Work to do:
Restate verbatim the lines between the one holding "What React, TypeScript" and the one holding "Chart.register(...registerables);", both included, and no others.
## Start Data for this exercise
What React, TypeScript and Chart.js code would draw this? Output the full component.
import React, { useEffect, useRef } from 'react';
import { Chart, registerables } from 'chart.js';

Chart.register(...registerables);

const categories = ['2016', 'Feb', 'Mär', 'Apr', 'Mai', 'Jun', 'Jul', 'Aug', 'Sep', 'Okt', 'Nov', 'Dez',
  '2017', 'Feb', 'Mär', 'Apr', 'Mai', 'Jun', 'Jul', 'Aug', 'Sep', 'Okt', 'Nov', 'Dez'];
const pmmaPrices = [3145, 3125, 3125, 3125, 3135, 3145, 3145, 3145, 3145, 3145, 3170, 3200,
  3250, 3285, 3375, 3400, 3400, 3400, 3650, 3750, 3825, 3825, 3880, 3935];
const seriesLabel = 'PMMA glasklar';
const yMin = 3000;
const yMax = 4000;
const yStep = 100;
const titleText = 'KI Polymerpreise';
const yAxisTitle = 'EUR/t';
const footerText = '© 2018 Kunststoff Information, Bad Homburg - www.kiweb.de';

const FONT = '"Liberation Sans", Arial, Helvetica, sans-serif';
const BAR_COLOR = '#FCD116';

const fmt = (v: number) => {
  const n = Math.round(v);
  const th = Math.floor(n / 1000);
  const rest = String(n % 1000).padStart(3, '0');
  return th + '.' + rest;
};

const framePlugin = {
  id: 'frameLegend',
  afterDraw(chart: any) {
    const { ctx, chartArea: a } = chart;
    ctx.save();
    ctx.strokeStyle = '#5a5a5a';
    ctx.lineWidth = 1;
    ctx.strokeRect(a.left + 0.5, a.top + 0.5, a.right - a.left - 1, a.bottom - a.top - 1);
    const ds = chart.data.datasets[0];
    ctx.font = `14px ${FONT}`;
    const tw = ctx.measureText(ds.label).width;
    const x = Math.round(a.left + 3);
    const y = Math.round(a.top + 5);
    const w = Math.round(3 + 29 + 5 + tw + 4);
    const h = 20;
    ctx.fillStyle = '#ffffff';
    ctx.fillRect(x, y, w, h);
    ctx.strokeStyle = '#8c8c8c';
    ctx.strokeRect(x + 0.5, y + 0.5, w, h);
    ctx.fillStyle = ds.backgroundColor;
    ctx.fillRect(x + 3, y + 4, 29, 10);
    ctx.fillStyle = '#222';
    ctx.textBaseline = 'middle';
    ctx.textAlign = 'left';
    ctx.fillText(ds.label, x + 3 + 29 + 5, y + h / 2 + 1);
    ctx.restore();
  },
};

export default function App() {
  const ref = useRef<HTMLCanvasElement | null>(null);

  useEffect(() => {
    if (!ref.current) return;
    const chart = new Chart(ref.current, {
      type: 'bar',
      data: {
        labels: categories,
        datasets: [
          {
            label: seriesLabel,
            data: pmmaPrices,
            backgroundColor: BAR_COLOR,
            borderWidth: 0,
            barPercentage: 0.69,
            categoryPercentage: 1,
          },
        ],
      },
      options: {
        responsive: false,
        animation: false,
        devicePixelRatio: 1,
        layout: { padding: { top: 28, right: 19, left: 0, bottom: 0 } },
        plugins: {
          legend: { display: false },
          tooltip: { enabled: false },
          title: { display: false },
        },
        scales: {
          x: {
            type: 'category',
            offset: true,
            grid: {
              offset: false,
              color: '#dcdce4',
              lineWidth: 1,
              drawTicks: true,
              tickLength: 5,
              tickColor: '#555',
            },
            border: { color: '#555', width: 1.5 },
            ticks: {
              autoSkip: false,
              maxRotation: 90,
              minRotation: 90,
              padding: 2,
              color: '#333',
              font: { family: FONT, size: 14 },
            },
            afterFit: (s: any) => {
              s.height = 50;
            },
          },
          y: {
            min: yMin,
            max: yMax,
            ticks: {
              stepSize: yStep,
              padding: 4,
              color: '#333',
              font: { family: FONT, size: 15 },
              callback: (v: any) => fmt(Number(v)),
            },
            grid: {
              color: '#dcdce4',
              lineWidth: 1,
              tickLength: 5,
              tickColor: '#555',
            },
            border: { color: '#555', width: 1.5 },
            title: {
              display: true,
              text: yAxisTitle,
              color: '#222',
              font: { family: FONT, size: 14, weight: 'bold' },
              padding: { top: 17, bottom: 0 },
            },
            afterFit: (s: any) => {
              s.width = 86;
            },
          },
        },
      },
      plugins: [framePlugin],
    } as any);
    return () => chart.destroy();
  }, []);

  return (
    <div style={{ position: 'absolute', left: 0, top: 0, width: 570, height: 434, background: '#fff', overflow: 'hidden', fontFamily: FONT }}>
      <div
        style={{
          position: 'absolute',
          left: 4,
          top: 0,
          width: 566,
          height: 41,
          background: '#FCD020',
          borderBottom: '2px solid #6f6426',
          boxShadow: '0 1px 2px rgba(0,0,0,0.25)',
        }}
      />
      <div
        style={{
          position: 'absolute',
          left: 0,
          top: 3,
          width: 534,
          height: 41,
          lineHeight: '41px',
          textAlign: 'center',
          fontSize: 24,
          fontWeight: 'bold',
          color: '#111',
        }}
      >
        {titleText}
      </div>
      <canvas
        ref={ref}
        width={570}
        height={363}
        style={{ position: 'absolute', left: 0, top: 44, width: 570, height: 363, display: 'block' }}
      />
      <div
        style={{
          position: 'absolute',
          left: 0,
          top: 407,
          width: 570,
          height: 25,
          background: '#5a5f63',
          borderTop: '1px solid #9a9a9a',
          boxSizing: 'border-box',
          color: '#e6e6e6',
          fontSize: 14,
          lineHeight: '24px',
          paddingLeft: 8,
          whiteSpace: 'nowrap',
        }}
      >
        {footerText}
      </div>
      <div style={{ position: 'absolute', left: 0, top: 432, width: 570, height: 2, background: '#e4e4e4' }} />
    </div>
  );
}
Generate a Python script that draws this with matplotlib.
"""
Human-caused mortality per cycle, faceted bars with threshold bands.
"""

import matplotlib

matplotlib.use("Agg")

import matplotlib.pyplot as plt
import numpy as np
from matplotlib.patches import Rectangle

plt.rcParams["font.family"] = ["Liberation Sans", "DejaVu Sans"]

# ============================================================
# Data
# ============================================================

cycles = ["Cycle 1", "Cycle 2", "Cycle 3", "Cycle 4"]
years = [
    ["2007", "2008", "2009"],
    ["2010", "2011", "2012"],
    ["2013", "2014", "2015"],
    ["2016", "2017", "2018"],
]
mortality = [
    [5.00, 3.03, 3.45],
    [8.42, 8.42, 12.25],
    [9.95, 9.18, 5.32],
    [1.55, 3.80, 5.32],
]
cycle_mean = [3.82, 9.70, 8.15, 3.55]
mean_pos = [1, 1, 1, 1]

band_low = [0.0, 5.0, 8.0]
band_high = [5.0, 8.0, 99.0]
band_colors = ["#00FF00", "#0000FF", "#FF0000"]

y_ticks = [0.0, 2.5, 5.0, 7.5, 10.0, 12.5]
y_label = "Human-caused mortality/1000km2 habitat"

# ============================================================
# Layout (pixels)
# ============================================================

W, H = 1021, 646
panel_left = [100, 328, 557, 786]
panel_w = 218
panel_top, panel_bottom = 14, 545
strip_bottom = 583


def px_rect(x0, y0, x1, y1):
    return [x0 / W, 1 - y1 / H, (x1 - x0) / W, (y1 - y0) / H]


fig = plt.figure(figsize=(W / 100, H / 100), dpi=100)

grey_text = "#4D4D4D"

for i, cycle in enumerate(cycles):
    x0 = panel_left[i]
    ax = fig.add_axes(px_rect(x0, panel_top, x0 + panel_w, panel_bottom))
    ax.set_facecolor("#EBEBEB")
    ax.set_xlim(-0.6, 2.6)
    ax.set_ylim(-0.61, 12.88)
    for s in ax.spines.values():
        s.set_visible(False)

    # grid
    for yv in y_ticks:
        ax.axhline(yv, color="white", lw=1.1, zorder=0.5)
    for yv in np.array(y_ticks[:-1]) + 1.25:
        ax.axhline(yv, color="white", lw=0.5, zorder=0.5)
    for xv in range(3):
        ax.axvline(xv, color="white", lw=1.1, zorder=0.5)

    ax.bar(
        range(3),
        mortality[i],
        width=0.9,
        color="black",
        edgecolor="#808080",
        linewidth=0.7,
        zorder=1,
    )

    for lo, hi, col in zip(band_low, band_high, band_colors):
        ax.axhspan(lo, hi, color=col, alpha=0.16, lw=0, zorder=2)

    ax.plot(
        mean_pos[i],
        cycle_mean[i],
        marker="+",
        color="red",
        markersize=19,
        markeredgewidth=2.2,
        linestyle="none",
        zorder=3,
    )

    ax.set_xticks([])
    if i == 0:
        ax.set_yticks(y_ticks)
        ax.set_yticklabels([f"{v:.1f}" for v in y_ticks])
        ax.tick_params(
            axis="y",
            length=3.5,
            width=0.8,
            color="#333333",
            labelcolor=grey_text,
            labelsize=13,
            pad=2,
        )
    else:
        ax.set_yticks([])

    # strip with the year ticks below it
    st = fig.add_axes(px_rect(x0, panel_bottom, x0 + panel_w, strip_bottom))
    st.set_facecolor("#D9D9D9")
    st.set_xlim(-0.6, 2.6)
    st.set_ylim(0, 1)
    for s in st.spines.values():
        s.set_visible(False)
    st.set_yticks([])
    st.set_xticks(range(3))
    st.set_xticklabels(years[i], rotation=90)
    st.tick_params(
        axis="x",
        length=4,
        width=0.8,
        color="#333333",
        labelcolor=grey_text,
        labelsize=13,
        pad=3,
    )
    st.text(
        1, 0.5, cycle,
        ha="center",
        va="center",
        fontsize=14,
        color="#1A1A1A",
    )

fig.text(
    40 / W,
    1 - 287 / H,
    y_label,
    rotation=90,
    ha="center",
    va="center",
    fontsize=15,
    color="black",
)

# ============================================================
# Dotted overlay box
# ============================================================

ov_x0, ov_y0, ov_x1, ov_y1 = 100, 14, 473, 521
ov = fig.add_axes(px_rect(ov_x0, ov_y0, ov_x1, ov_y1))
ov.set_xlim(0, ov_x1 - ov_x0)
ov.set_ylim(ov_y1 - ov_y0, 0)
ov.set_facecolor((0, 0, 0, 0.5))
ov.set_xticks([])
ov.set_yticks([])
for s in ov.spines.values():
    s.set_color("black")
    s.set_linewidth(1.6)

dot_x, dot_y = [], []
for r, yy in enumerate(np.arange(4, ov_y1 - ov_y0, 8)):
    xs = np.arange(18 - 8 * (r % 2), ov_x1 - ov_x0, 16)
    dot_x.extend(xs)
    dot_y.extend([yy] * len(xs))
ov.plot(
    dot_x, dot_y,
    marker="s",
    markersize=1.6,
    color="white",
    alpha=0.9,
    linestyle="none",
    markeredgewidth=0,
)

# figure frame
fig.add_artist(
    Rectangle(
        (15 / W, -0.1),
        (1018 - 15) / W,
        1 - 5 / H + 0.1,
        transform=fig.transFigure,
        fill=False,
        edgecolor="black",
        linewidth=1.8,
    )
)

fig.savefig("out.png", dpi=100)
## End Data for this exercise
## Start Data for this exercise
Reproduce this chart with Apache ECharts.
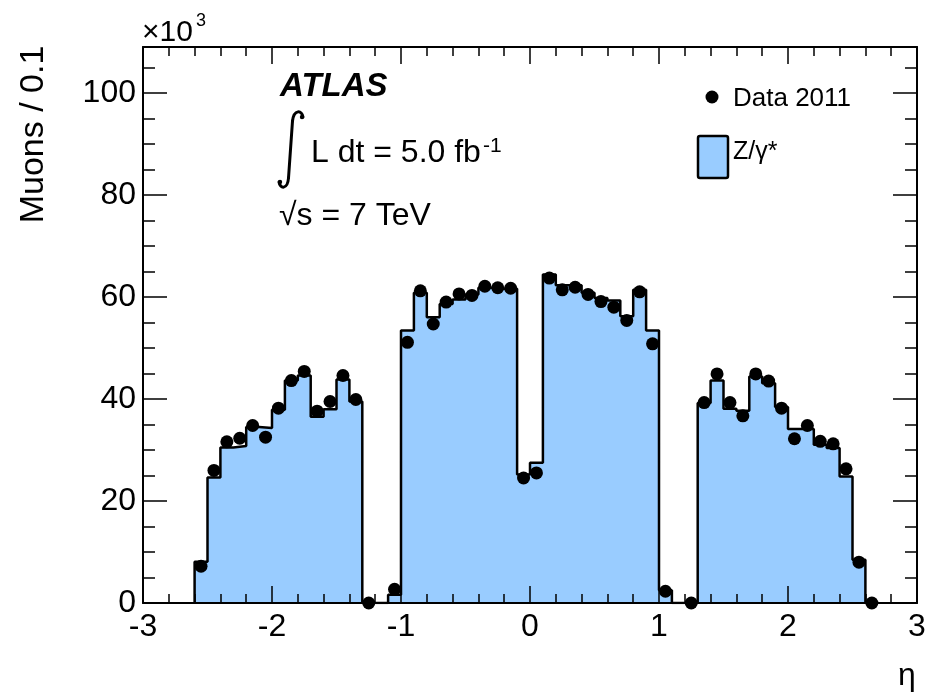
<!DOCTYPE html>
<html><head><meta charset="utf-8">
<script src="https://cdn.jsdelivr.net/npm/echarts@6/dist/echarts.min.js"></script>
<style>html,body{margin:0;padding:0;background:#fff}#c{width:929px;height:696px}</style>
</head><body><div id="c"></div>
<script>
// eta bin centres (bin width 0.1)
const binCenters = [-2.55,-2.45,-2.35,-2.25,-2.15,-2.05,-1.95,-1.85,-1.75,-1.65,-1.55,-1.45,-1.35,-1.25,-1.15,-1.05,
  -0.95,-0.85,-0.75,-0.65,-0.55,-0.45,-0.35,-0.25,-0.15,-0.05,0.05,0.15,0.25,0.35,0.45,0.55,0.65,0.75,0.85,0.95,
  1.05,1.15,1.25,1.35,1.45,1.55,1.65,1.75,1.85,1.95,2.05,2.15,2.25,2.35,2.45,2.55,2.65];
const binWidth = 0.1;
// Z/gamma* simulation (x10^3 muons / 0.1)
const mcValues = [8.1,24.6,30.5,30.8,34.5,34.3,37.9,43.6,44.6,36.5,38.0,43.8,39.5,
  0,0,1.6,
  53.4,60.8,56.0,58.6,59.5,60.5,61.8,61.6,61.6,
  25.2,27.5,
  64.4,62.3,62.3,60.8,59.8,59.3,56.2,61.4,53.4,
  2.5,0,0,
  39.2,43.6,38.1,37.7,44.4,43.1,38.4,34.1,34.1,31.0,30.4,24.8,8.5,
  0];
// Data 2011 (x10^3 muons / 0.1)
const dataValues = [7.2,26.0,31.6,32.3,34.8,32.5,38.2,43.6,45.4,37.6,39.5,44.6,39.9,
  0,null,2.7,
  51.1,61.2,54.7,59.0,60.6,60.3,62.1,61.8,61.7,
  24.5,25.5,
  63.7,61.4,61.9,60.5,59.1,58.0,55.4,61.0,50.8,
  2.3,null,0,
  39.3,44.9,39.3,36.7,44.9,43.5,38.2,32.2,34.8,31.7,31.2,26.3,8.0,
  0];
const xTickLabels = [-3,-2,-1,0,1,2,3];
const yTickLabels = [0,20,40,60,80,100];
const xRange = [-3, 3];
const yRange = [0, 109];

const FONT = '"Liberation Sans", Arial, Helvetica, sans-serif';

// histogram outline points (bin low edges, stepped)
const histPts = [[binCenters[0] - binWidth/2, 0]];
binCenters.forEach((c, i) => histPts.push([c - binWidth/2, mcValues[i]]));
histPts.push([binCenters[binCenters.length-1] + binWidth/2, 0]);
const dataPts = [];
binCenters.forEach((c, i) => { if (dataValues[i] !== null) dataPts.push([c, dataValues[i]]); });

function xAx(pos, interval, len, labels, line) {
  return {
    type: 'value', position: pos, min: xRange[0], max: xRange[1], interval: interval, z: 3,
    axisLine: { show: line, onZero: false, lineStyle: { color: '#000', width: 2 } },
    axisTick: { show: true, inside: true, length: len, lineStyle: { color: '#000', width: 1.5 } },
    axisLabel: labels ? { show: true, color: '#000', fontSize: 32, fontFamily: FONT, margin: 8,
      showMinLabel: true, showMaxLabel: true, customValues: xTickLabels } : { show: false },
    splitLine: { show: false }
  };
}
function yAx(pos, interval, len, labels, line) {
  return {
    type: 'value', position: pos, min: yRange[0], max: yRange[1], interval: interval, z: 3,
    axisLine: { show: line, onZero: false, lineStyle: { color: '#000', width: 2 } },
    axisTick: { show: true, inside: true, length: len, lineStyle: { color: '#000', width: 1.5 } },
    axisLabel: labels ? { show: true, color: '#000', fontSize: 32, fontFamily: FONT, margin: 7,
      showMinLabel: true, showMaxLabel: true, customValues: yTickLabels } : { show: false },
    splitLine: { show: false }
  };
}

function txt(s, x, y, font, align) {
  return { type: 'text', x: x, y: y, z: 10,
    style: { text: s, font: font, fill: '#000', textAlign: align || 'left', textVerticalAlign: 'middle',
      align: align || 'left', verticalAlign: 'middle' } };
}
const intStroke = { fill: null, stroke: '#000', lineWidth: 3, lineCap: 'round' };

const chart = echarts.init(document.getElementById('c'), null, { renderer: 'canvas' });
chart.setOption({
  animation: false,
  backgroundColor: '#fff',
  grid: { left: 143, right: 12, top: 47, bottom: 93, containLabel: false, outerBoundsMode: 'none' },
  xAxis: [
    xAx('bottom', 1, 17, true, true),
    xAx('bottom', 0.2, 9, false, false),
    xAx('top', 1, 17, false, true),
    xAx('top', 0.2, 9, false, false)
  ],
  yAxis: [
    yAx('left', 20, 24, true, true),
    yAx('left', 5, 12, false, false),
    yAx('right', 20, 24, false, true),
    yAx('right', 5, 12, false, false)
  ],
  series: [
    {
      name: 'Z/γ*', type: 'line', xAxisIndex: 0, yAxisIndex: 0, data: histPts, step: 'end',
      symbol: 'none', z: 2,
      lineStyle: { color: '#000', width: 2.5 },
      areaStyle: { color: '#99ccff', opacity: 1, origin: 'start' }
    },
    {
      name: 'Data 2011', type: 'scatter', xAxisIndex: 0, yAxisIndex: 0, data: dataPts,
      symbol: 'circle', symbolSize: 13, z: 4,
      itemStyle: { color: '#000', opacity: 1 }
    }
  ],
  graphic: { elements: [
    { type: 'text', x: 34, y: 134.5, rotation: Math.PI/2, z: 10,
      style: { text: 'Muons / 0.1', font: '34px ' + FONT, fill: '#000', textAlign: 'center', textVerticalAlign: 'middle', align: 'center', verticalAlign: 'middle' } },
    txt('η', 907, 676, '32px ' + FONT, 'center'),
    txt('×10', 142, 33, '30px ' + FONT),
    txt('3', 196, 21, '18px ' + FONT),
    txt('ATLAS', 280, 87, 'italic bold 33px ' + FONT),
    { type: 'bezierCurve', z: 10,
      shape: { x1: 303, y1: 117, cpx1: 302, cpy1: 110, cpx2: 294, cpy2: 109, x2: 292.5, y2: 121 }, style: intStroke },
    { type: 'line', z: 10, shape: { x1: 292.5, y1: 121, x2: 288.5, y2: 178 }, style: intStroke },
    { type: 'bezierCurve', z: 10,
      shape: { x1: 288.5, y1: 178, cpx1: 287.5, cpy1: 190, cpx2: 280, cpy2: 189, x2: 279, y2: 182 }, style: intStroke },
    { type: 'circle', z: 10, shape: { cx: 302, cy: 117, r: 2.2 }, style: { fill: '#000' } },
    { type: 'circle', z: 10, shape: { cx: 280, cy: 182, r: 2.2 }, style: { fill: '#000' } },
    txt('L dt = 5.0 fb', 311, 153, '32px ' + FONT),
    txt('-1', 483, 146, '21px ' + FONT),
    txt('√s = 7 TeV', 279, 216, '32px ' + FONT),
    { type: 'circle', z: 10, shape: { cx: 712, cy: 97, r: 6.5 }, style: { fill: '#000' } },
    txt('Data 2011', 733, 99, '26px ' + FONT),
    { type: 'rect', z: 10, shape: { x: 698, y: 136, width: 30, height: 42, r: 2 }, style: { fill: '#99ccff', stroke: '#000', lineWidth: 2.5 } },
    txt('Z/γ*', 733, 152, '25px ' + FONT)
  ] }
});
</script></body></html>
## End Data for this exercise
## Start Data for this exercise
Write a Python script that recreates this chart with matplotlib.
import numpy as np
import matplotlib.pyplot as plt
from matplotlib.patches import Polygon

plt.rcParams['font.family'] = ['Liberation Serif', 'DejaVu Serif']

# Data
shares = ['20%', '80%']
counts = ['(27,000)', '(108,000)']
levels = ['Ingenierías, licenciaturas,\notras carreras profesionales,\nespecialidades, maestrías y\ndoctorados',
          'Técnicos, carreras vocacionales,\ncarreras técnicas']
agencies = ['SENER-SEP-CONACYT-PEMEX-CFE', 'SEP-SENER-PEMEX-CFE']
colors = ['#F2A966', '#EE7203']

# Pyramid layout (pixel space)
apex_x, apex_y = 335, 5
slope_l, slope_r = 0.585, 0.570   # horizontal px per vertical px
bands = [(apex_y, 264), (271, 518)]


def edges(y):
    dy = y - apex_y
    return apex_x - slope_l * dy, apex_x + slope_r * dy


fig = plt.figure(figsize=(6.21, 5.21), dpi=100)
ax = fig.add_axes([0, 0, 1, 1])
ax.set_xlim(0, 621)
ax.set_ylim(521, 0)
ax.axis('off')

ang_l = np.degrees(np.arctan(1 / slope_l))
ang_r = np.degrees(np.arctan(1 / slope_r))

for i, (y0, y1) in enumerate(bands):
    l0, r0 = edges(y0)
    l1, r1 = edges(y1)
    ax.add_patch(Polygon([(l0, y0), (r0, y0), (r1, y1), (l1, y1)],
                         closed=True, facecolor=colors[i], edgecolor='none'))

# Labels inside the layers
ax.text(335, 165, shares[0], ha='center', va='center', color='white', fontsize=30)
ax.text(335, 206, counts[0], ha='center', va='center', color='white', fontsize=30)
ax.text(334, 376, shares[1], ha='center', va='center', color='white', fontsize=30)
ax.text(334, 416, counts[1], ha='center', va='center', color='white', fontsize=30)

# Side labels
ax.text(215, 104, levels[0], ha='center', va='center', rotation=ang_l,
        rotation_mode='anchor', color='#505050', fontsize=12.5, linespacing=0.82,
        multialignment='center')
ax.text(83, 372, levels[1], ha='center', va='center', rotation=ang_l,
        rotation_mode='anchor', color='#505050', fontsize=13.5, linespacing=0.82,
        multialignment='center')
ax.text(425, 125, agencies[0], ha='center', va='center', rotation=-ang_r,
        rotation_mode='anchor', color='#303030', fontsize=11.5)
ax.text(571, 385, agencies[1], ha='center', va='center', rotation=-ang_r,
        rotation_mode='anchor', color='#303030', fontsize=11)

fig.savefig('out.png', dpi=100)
## End Data for this exercise
Worked solution:
What React, TypeScript and Chart.js code would draw this? Output the full component.
import React, { useEffect, useRef } from 'react';
import { Chart, registerables } from 'chart.js';

Chart.register(...registerables);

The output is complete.